Well, like everything else in life, retirement has a habit of sneaking up on you, and it pays (quite literally) to be prepared.
That’s why it’s never too early to start thinking about the best way to save for retirement. Here are a few simple tips to help you do just that. 👇
How Much Should I Save for Retirement?
A good rule of thumb is between 10 and 15 percent of your yearly income.
If you can afford to save more, great! And if you can’t spare that much, save what you can — every penny counts.
Of course, everyone’s circumstances are different, so consider using a pension calculator to arrive at a figure that fits with your income level and retirement lifestyle expectations.

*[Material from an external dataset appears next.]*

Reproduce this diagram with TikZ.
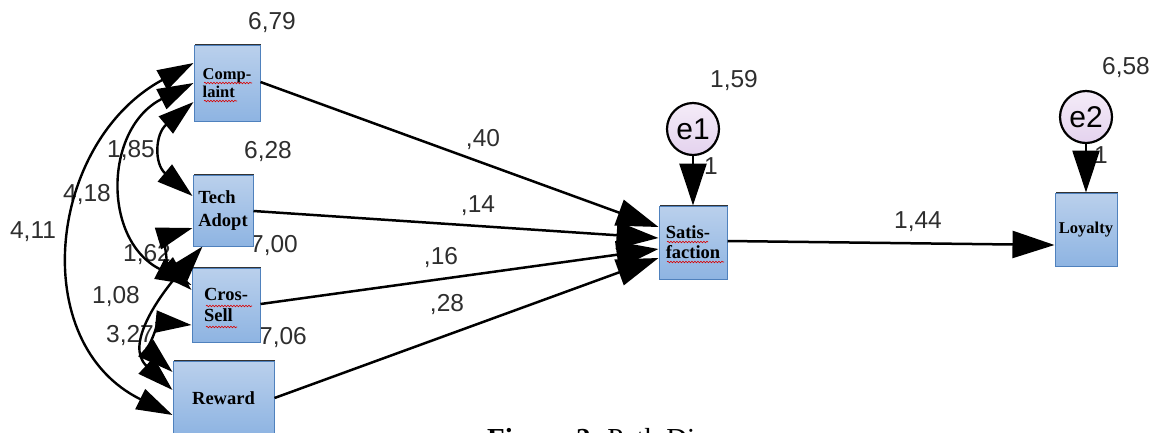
\documentclass[tikz,border=0pt]{standalone}
\usepackage{fontspec}
\setmainfont{Liberation Serif}
\newfontfamily\arialf{Liberation Sans}
\usetikzlibrary{arrows.meta,shadows,decorations.pathmorphing,calc}
\definecolor{boxtop}{RGB}{186,208,236}
\definecolor{boxbot}{RGB}{142,180,226}
\definecolor{boxline}{RGB}{79,129,189}
\definecolor{errtop}{RGB}{244,236,248}
\definecolor{errbot}{RGB}{228,210,238}
\begin{document}
\begin{tikzpicture}[x=1pt,y=-1pt,
  box/.style={draw=boxline, line width=1pt, top color=boxtop, bottom color=boxbot,
    inner sep=0pt, align=left, font=\bfseries\fontsize{18.5}{21}\selectfont,
    general shadow={fill=black!80, shadow xshift=1.3pt, shadow yshift=1.3pt}},
  err/.style={circle, draw=black, line width=2.2pt, top color=errtop, bottom color=errbot,
    minimum size=52pt, inner sep=0pt, font=\arialf\fontsize{30}{30}\selectfont},
  lab/.style={font=\arialf\fontsize{24.5}{25}\selectfont, text=black!82, inner sep=0pt},
  reg/.style={line width=2.5pt, -{Triangle[length=42pt,width=27pt]}},
  cov/.style={line width=2.4pt, {Triangle[length=36pt,width=22pt]}-{Triangle[length=36pt,width=22pt]}},
  wav/.style={red!85!black, line width=0.6pt, decorate, decoration={snake, amplitude=0.8pt, segment length=3pt}}
]
\useasboundingbox (0,0) rectangle (1155,432);
\clip (0,0) rectangle (1155,432);

% value labels (drawn first, boxes cover parts of them)
\node[lab] (l679) at (272,23) {6,79};
\node[lab] (l628) at (268,152) {6,28};
\node[lab] (l700) at (274,246) {7,00};
\node[lab] (l706) at (283,338) {7,06};
\node[lab] (l159) at (734,81) {1,59};
\node[lab] (l658) at (1126,68) {6,58};
\node[lab] (lone1) at (711,166) {1};
\node[lab] (lone2) at (1101,155) {1};
\node[lab] (l40) at (483,140) {,40};
\node[lab] (l14) at (478,206) {,14};
\node[lab] (l16) at (441,258) {,16};
\node[lab] (l28) at (447,305) {,28};
\node[lab] (l144) at (918,222) {1,44};
\node[lab] (l185) at (131,151) {1,85};
\node[lab] (l418) at (87,195) {4,18};
\node[lab] (l411) at (33,232) {4,11};
\node[lab] (l162) at (147,255) {1,62};
\node[lab] (l108) at (116,297) {1,08};
\node[lab] (l327) at (130,336) {3,27};

% boxes
\node[box, minimum width=66pt, minimum height=76pt, font=\bfseries\fontsize{16.5}{18}\selectfont] (cmp) at (227,83) {Comp-\\laint};
\node[box, minimum width=60pt, minimum height=71pt, font=\bfseries\fontsize{18.5}{23}\selectfont] (tch) at (223,210.5) {Tech\\Adopt};
\node[box, minimum width=68pt, minimum height=74pt] (crs) at (226,305) {Cros-\\Sell};
\node[box, minimum width=101pt, minimum height=74pt] (rew) at (223.5,398) {Reward};
\node[box, minimum width=68pt, minimum height=73pt, font=\bfseries\fontsize{18.5}{20}\selectfont] (sat) at (693,242.5) {Satis-\\faction};
\node[box, minimum width=62pt, minimum height=73pt, font=\bfseries\fontsize{16.5}{18}\selectfont] (loy) at (1086,229.5) {Loyalty};

% error terms
\node[err] (e1) at (693,129) {e1};
\node[err] (e2) at (1086,117) {e2};

% spell-check squiggles
\draw[wav] (204,83) -- (252,83);
\draw[wav] (204,101) -- (237,101);
\draw[wav] (206,306) -- (252,306);
\draw[wav] (206,327) -- (237,327);
\draw[wav] (667,242) -- (708,242);
\draw[wav] (667,262) -- (724,262);

% regression paths
\draw[reg] (cmp.east |- 0,82) -- (sat.west |- 0,227);
\draw[reg] (tch.east |- 0,211) -- (sat.west |- 0,238);
\draw[reg] (crs.east |- 0,304) -- (sat.west |- 0,249);
\draw[reg] (rew.east |- 0,398) -- (sat.west |- 0,258);
\draw[reg] (sat.east |- 0,241) -- (loy.west |- 0,245);
\draw[reg] (e1.south) -- (sat.north);
\draw[reg] (e2.south) -- (loy.north);

% covariances
\draw[cov] (cmp.west |- 0,63) .. controls (48,142) and (26,343) .. (rew.west |- 0,415);
\draw[cov] (cmp.west |- 0,83) .. controls (104,128) and (102,240) .. (crs.west |- 0,285);
\draw[cov] (cmp.west |- 0,102) .. controls (155,134) and (154,164) .. (tch.west |- 0,196);
\draw[cov] (tch.west |- 0,228) .. controls (166,236) and (168,268) .. (crs.west |- 0,290);
\draw[cov] ($(tch.south west)+(10,0)$) .. controls (160,295) and (124,345) .. (rew.west |- 0,390);
\draw[cov] (crs.west |- 0,325) .. controls (160,322) and (148,350) .. (rew.west |- 0,372);

% caption (cut by the lower edge)
\node[anchor=base west, inner sep=0pt, font=\fontsize{29}{29}\selectfont] (cap) at (487,448) {\textbf{Figure 2.} Path Diagram};
\end{tikzpicture}
\end{document}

When Should I Start Saving?
As soon as possible.
Starting in your early 20s gives you a leg up on many of your peers who won’t be thinking that far ahead. But the truth is, it’s never too late to start saving — it’s just more challenging the later you leave it.
For instance, starting at 30 or 40 will mean sacrificing more of your income to play catch up, but with discipline and perseverance, it is doable.
How to Save for Retirement?
When it comes to saving for retirement, there are two clear options:
- Pensions: Pensions are effective as you typically can’t access the money until you reach at least 55, so this gives your pot time to earn interest and mature.
You can open a private pension and set up a Direct Debit to pay in monthly if you choose, while many workplaces also offer pension schemes. In the UK, you’re automatically enrolled into a pension once you turn 22 and earn over £10,000 p.a.
- Individual Savings Accounts (ISA): An ISA lets you save tax-free into cash or investment accounts. Depending on the ISA product, you may be able to access the money at any time, making them far more flexible than pensions for short-to-medium-term savings.
5 Tips for Making Your Retirement Savings Go Further
If you want to help your retirement investments grow, here’s what you need to do:
- Start Now: The sooner you start putting money aside, the more time you’ve got for your investment to grow.
- Make and Stick to a Budget: Use our Budget Planner to help you streamline your costs and identify savings. The more money you save, the more you can divert into your pension and savings accounts.
- Eliminate Your Debt: Aim to clear your debt as soon as possible to free up more money for your retirement pot.
- Make Your Pensions a Priority: To effectively save for retirement, you need to make it a long-term priority. Choose to pay money into your pension ahead of splurging on the things you want but don’t necessarily need.
- Have a Clear Picture in Your Mind: If you know what you want retirement to look like (lifestyle, living situation, car, holidays, etc.) and you have a goal, it could be easier to stay motivated.